Material provided ▸
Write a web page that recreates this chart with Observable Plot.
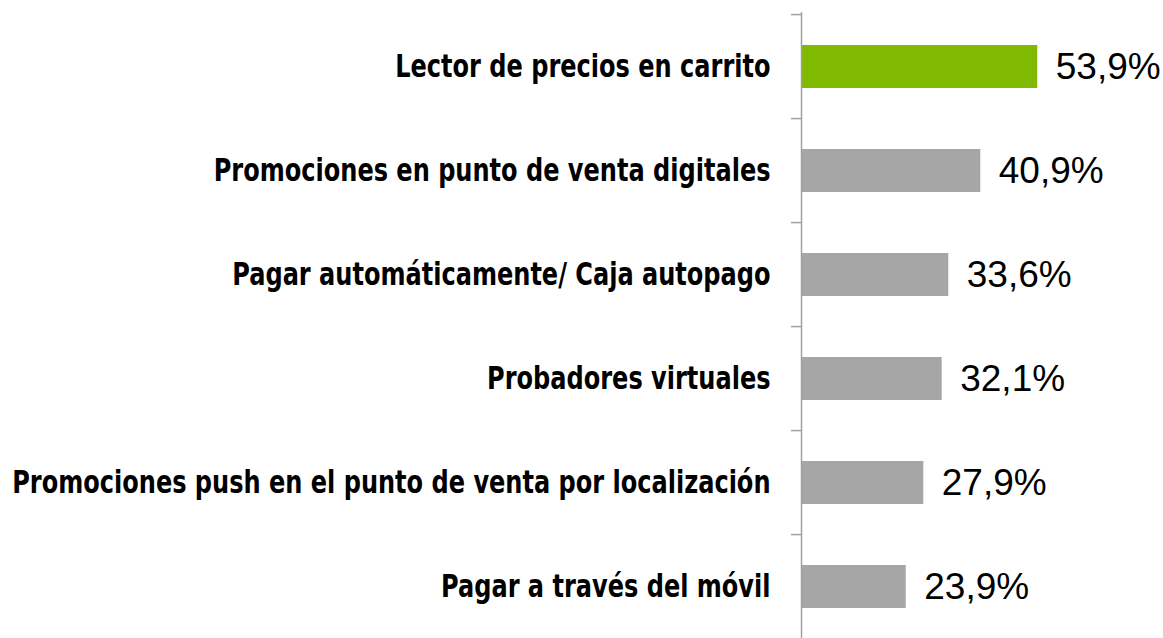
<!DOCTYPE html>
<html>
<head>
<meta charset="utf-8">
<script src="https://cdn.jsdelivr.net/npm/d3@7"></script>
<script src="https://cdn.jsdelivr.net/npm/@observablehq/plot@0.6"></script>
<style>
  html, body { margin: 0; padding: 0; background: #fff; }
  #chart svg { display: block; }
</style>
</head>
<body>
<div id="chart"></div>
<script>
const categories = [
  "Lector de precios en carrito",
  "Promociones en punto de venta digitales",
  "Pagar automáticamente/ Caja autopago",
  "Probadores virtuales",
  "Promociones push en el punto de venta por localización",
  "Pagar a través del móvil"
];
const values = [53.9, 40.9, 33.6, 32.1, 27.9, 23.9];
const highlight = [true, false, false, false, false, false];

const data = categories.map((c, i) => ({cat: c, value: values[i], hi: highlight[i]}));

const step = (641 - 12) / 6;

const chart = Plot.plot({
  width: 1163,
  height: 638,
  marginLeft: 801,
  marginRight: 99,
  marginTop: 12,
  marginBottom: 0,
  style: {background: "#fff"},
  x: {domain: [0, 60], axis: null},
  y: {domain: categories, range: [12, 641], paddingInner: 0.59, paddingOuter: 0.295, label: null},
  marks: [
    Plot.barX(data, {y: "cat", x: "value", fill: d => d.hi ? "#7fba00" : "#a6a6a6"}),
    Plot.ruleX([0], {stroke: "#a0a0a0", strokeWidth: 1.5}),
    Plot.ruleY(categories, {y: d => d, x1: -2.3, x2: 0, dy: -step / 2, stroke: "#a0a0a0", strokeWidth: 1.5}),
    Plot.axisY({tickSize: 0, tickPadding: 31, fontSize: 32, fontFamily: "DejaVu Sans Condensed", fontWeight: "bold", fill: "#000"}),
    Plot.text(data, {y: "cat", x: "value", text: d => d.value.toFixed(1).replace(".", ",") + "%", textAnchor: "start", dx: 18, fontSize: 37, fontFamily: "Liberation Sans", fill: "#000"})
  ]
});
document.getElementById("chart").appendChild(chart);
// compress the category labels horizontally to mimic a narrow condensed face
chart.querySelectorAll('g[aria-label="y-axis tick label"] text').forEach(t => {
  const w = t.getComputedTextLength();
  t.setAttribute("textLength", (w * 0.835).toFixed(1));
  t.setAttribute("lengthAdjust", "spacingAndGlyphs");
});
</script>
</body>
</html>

Given task ▸
Begin at the first line of the material and copy each line exactly through the one containing "const step = (641 - 12) / 6;". Omit pictures.

Answer to the exercise ▸
Write a web page that recreates this chart with Observable Plot.
<!DOCTYPE html>
<html>
<head>
<meta charset="utf-8">
<script src="https://cdn.jsdelivr.net/npm/d3@7"></script>
<script src="https://cdn.jsdelivr.net/npm/@observablehq/plot@0.6"></script>
<style>
  html, body { margin: 0; padding: 0; background: #fff; }
  #chart svg { display: block; }
</style>
</head>
<body>
<div id="chart"></div>
<script>
const categories = [
  "Lector de precios en carrito",
  "Promociones en punto de venta digitales",
  "Pagar automáticamente/ Caja autopago",
  "Probadores virtuales",
  "Promociones push en el punto de venta por localización",
  "Pagar a través del móvil"
];
const values = [53.9, 40.9, 33.6, 32.1, 27.9, 23.9];
const highlight = [true, false, false, false, false, false];

const data = categories.map((c, i) => ({cat: c, value: values[i], hi: highlight[i]}));

const step = (641 - 12) / 6;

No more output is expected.